Digital History>Topics>Film

American Film in the Silent Era

Digital History TOPIC ID 122

Some film historians, like Lewis Jacobs and David Robinson, have argued that early silent films revolved around "characteristically working class settings," and expressed the interests of the poor in their struggles with the rich and powerful. Other scholars maintain that early movies drew largely upon conventions, stock characters, and routines derived from vaudeville, popular melodrama, Wild West shows, comic strips, and other forms of late nineteenth century popular entertainment. Given the fact thousands of films were released during the silent era and relatively few have survived, it is dangerous to generalize about movie content. Nevertheless, certain statements about these films do seem warranted.

American films were born in an age of reform, and many early silent movies took as their subject matter the major social and moral issues of the Progressive era: birth control, child labor, divorce, immigration, political corruption, poverty, prisons, prostitution, and women's suffrage. The tone of these films varied widely - some were realistic and straightforward; others treated their subjects with sentimentality or humor; and many transformed complex social issues into personal melodramas. Yet there can be no doubt that many silent films dealt at least obliquely with the dominant issues of the time.

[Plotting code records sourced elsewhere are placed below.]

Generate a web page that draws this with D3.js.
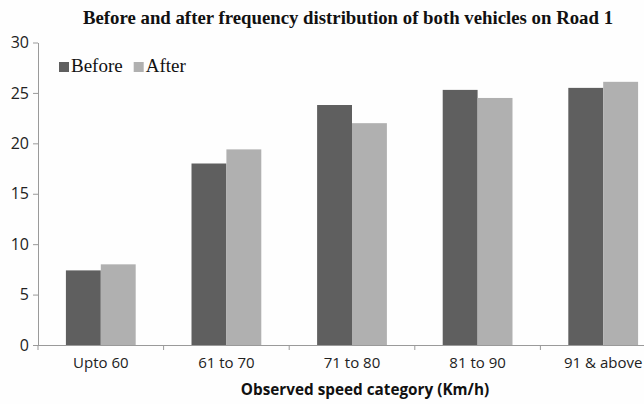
<!DOCTYPE html>
<html><head><meta charset="utf-8">
<script src="https://cdn.jsdelivr.net/npm/d3@7"></script>
<style>body{margin:0;background:#fff}svg{display:block}</style>
</head><body>
<script>
const categories = ["Upto 60", "61 to 70", "71 to 80", "81 to 90", "91 & above"];
const seriesNames = ["Before", "After"];
const before = [7.4, 18.0, 23.8, 25.3, 25.5];
const after = [8.0, 19.4, 22.0, 24.5, 26.1];
const yTicks = [0, 5, 10, 15, 20, 25, 30];
const colors = ["#5f5f5f", "#b0b0b0"];

const W = 644, H = 404;
const svg = d3.select("body").append("svg").attr("width", W).attr("height", H);
svg.append("rect").attr("width", W).attr("height", H).attr("fill", "#fefefe");

const x0 = 38, bandW = 125.6;
const x = d3.scaleBand().domain(categories).range([x0, x0 + bandW * categories.length]).paddingInner(0).paddingOuter(0);
const xs = d3.scaleBand().domain(seriesNames).range([0, x.bandwidth()]).paddingInner(0).paddingOuter(0.8);
const y = d3.scaleLinear().domain([0, 30]).range([345, 42.5]);

const data = categories.map((c, i) => ({c, vals: [before[i], after[i]]}));

const g = svg.append("g");
g.selectAll("g.grp").data(data).join("g").attr("class", "grp")
  .attr("transform", d => `translate(${x(d.c)},0)`)
  .selectAll("rect").data(d => d.vals.map((v, j) => ({s: seriesNames[j], v, j})))
  .join("rect")
  .attr("x", d => xs(d.s)).attr("width", xs.bandwidth())
  .attr("y", d => y(d.v)).attr("height", d => y(0) - y(d.v))
  .attr("fill", d => colors[d.j]);

// y axis
const yAxis = svg.append("g").attr("transform", `translate(${x0},0)`)
  .call(d3.axisLeft(y).tickValues(yTicks).tickSize(5).tickSizeOuter(0).tickPadding(4));
yAxis.select(".domain").attr("stroke", "#9a9a9a");
yAxis.selectAll(".tick line").attr("stroke", "#9a9a9a");
yAxis.selectAll(".tick text").attr("font-family", "'Open Sans', sans-serif").attr("font-size", 16).attr("fill", "#222");

// x axis
const xAxis = svg.append("g").attr("transform", `translate(0,${y(0)})`)
  .call(d3.axisBottom(x).tickSize(0).tickPadding(12));
xAxis.select(".domain").attr("stroke", "#9a9a9a").attr("d", `M${x0},0.5H${W}`);
xAxis.selectAll(".tick text").attr("font-family", "'Open Sans', sans-serif").attr("font-size", 15).attr("fill", "#222");
const bounds = categories.map(c => x(c)).concat([x0 + bandW * categories.length]);
xAxis.selectAll("line.bd").data(bounds).join("line").attr("class", "bd")
  .attr("x1", d => d).attr("x2", d => d).attr("y1", 0).attr("y2", 5).attr("stroke", "#9a9a9a");

// title
svg.append("text").attr("x", 348).attr("y", 24).attr("text-anchor", "middle")
  .attr("font-family", "'Liberation Serif', serif").attr("font-weight", "bold").attr("font-size", 18.8)
  .attr("fill", "#111").text("Before and after frequency distribution of both vehicles on Road 1");

// axis title
svg.append("text").attr("x", 365).attr("y", 395).attr("text-anchor", "middle")
  .attr("font-family", "'Open Sans', sans-serif").attr("font-weight", "bold").attr("font-size", 15.3)
  .attr("fill", "#111").text("Observed speed category (Km/h)");

// legend
const leg = svg.append("g").attr("transform", "translate(59,72)");
let lx = 0;
seriesNames.forEach((s, j) => {
  leg.append("rect").attr("x", lx).attr("y", -10).attr("width", 10).attr("height", 10).attr("fill", colors[j]);
  const t = leg.append("text").attr("x", lx + 12).attr("y", 0)
    .attr("font-family", "'Liberation Serif', serif").attr("font-size", 19).attr("fill", "#111").text(s);
  lx += 12 + t.node().getComputedTextLength() + 11;
});
</script>
</body></html>
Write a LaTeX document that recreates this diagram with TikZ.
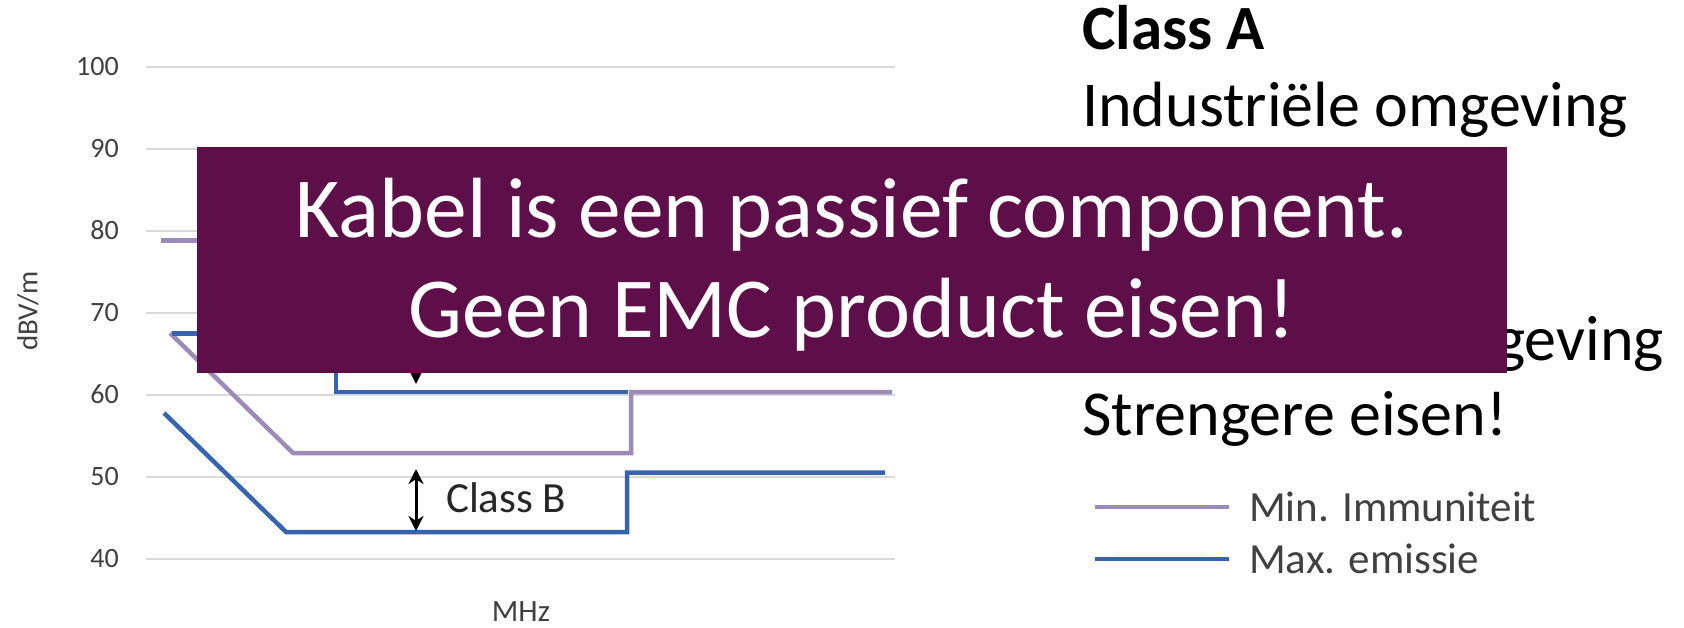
\documentclass[tikz,border=0pt]{standalone}
\usepackage{fontspec}
\setmainfont{Carlito}
\usetikzlibrary{arrows.meta}

\definecolor{gridgray}{HTML}{D9D9D9}
\definecolor{immun}{HTML}{9C8BB8}
\definecolor{emis}{HTML}{3764AE}
\definecolor{bannerpurple}{HTML}{5E0F4A}
\definecolor{axistext}{HTML}{404040}

\tikzset{
  gridline/.style={draw=gridgray, line width=2pt},
  ticklabel/.style={anchor=east, inner sep=0pt, text=axistext, font=\fontsize{28}{30}\selectfont},
  axistitle/.style={inner sep=0pt, text=axistext, font=\fontsize{29}{31}\selectfont},
  immunline/.style={draw=immun, line width=4.5pt, line join=miter},
  emisline/.style={draw=emis, line width=4.5pt, line join=miter},
  gaparrow/.style={draw=black, line width=3pt, {Stealth[length=15pt,width=15pt]}-{Stealth[length=15pt,width=15pt]}},
  sidetext/.style={anchor=base west, inner sep=0pt, font=\fontsize{64}{70}\selectfont},
  legendtext/.style={anchor=west, inner sep=0pt, text=axistext, font=\fontsize{43}{46}\selectfont},
  bannerbox/.style={fill=bannerpurple, draw=none, minimum width=1310pt, minimum height=226pt, inner sep=0pt},
  bannertext/.style={anchor=base, inner sep=0pt, text=white, font=\fontsize{85.5}{100}\selectfont},
}

\begin{document}
\begin{tikzpicture}[x=1pt, y=-1pt]
\useasboundingbox (0,0) rectangle (1684,627);

% horizontal grid and level labels (dBV/m)
\foreach \v in {40,50,...,100} {
  \pgfmathsetmacro\yy{558.5-(\v-40)*8.2}
  \draw[gridline] (146,\yy) -- (895,\yy);
  \node[ticklabel] (tick\v) at (119,\yy) {\v};
}

% axis titles
\node[axistitle, rotate=90] (ylabel) at (28,311) {dBV/m};
\node[axistitle, font=\fontsize{31}{33}\selectfont] (xlabel) at (521,612) {MHz};

% immunity limits
\draw[immunline] (161,240.6) -- (260,240.6);
\draw[immunline] (170,333) -- (293,453) -- (631,453) -- (631,392) -- (892,392);

% emission limits
\draw[emisline] (172,333.5) -- (336,333.5) -- (336,392) -- (628,392);
\draw[emisline] (164,413) -- (286,532) -- (627,532) -- (627,472.5) -- (885,472.5);

% margin arrows
\coordinate (aTop) at (416,336);
\coordinate (aBot) at (416,384);
\draw[gaparrow] (aTop) -- (aBot);
\coordinate (bTop) at (416,469);
\coordinate (bBot) at (416,531);
\draw[gaparrow] (bTop) -- (bBot);
\node[anchor=base west, inner sep=0pt, text=black!85, font=\fontsize{43}{46}\selectfont] (classB) at (446,512.5) {Class B};

% classes on the right
\node[sidetext, font=\fontsize{63}{70}\selectfont\bfseries] (clA) at (1082,49) {Class A};
\node[sidetext] (indA) at (1082,126) {Industriële omgeving};
\node[sidetext, anchor=base east] (resB) at (1664,360) {geving};
\node[sidetext] (strict) at (1082,435) {Strengere eisen!};

% legend
\coordinate (lg1a) at (1095,507);
\coordinate (lg1b) at (1229,507);
\draw[immunline] (lg1a) -- (lg1b);
\node[legendtext] (lgImm) at (1249,507) {Min. Immuniteit};
\coordinate (lg2a) at (1095,559);
\coordinate (lg2b) at (1229,559);
\draw[emisline] (lg2a) -- (lg2b);
\node[legendtext] (lgEm) at (1249,559) {Max. emissie};

% banner
\node[bannerbox] (banner) at (852,260) {};
\node[bannertext] (msg1) at (852,237) {Kabel is een passief component.};
\node[bannertext] (msg2) at (852,337) {Geen EMC product eisen!};
\end{tikzpicture}
\end{document}
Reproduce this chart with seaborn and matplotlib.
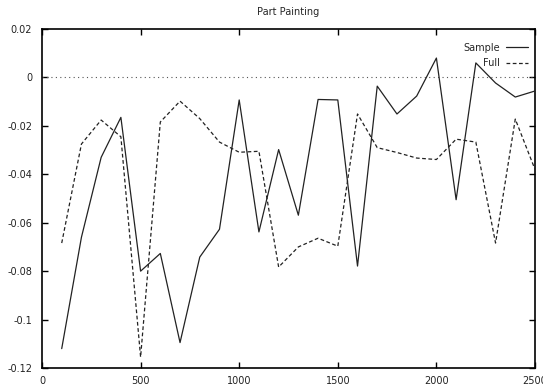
import matplotlib
matplotlib.use("Agg")
import matplotlib.pyplot as plt
import seaborn as sns
import pandas as pd
from matplotlib.ticker import FuncFormatter, FixedLocator

sns.set_theme(style="white")
plt.rcParams["font.family"] = ["DejaVu Sans"]
plt.rcParams["axes.unicode_minus"] = False

# Sample sizes along the x axis
steps = [100, 200, 300, 400, 500, 600, 700, 800, 900, 1000,
         1100, 1200, 1300, 1400, 1500, 1600, 1700, 1800, 1900, 2000,
         2100, 2200, 2300, 2400, 2500]

sample = [-0.112, -0.066, -0.033, -0.0165, -0.080, -0.0727, -0.1095, -0.0742, -0.0627, -0.0093,
          -0.0638, -0.0298, -0.0569, -0.0091, -0.0093, -0.0779, -0.0036, -0.0151, -0.0077, 0.0080,
          -0.0505, 0.0060, -0.0023, -0.0081, -0.0056]

full = [-0.0684, -0.0275, -0.0176, -0.0245, -0.1155, -0.0184, -0.0098, -0.0170, -0.0267, -0.0309,
        -0.0305, -0.0783, -0.0700, -0.0664, -0.0697, -0.0151, -0.0290, -0.0310, -0.0333, -0.0339,
        -0.0255, -0.0267, -0.0684, -0.0172, -0.0380]

x_ticks = [0, 500, 1000, 1500, 2000, 2500]
y_ticks = [0.02, 0, -0.02, -0.04, -0.06, -0.08, -0.1, -0.12]

df = pd.DataFrame({"n": steps, "Sample": sample, "Full": full})

fig = plt.figure(figsize=(5.43, 3.91), dpi=100)
ax = fig.add_axes([42 / 543, 1 - 368 / 391, (535 - 42) / 543, (368 - 29) / 391])

ax.axhline(0, color="#555555", linestyle=(0, (1, 3)), linewidth=0.8, zorder=1)

line_color = "#222222"
sns.lineplot(data=df, x="n", y="Sample", ax=ax, color=line_color,
             linewidth=0.9, label="Sample", zorder=3)
sns.lineplot(data=df, x="n", y="Full", ax=ax, color=line_color,
             linewidth=0.9, linestyle=(0, (3, 2)), label="Full", zorder=3)

ax.set_xlim(0, 2500)
ax.set_ylim(-0.12, 0.02)
ax.xaxis.set_major_locator(FixedLocator(x_ticks))
ax.yaxis.set_major_locator(FixedLocator(y_ticks))
ax.yaxis.set_major_formatter(FuncFormatter(lambda v, p: "%g" % round(v, 4)))
ax.set_xlabel("")
ax.set_ylabel("")
ax.set_title("Part Painting", fontsize=7, pad=10)

ax.tick_params(axis="both", which="major", direction="in", length=4, width=1,
               labelsize=7, top=True, right=True, left=True, bottom=True,
               color="black", pad=7, labelcolor="#222222")
ax.tick_params(axis="x", pad=6)

for s in ax.spines.values():
    s.set_color("black")
    s.set_linewidth(1.2)

leg = ax.legend(loc="upper right", frameon=False, markerfirst=False,
                fontsize=7, handlelength=2.3, handletextpad=0.6,
                borderaxespad=0.3, labelspacing=0.6, bbox_to_anchor=(1.0, 0.98))

fig.savefig("out.png", dpi=100, facecolor="white")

Although many Americans today think of the films of the silent era as relics of a simpler, more innocent age, in fact more serious social and political themes lurked "behind the mask of innocence." As Kevin Brownlow has demonstrated, despite their well-dressed tramps and child-like waifs, many early silent films were preoccupied with such broad issues as the the sources of crime, the nature of political corruption, shifting sexual norms, and the changing role of women. The silent screen offered vivid glimpses of urban tenements and ethnic ghettoes; the screen was filled with gangsters, loan sharks, drug addicts, and panderers and provided a graphic record of "how the other half lives."

In addition, many early films were laced with anti-authority themes, poking fun at bumbling cops, corrupt politicians, and intrusive upper-class reformers. Highly physical slapstick comedy offered a particularly potent vehicle of social criticism, spoofing the pretensions of the wealthy and presenting sympathetic portraits of the poor. Mack Sennett, one of the most influential directors of silent comedy, later recalled the themes of his films: "I especially liked the reduction of authority to absurdity, the notion that sex could be funny, and the bold insults hurled at Pretension."

Many films of the early silent era dealt with gender relations. Before 1905, as Kathy Peiss has argued, movie screens were filled with salacious sexual imagery and risque humor, drawn from burlesque halls and vaudeville theaters. Early films offered many glimpses of women disrobing or of passionate kisses. As the movies' female audience grew, sexual titillation and voyeurism persisted. But an ever increasing number of film dealt with the changing work and sexual roles of women in a more sophisticated manner. While D.W. Griffith's films presented an idealized picture of the frail Victorian child-woman, and showed an almost obsessive preoccupation with female honor and chastity, other silent movies presented quite different images of femininity. These ranged from the exotic, sexually aggressive vamp to the athletic, energetic "serial queen"; the street smart urban working gal, who repels the sexual advances of her lascivious boss; and cigarette-smoking, alcohol drinking chorus girls or burlesque queens.

In the late teens and '20s, as Lary May has demonstrated, the movies began to shed their Victorian moralism, sentimentality, and reformism and increasingly expressed new themes: glamour, sophistication, exoticism, urbanity, and sex appeal. New kinds of movie stars appeared: the mysterious sex goddess, personified by Greta Garbo; the passionate, hot-blooded Latin lover, epitomized by Rudolph Valentino; and the flapper, first brought to the screen by Colleen Moore, with her bobbed hair, skimpy skirts, and incandescent vivacity. New genres also appeared: swashbuckling adventures; sophisticated sex comedies revolving around the issue of marital fidelity; romantic dramas examining the manners and morals of the well-bred and well-to-do; and tales of "flaming youth" and the new sexual freedom.

During the 1920s, a sociologist named Herbert Blumer, interviewed students and young workers to assess the impact of movies on their lives, and concluded that the effect was to reorient their lives away from ethnic and working class communities toward a broader consumer culture. Observed one high school student: "The day-dreams instigated by the movies consist of clothes, ideas on furnishings and manners." Said an African- American student: "The movies have often made me dissatisfied with my neighborhood because when I see a movie, the beautiful castle, palace,...and beautiful house, I wish my home was something like these." Hollywood not only expressed popular values, aspirations, and fantasies, it also promoted cultural change.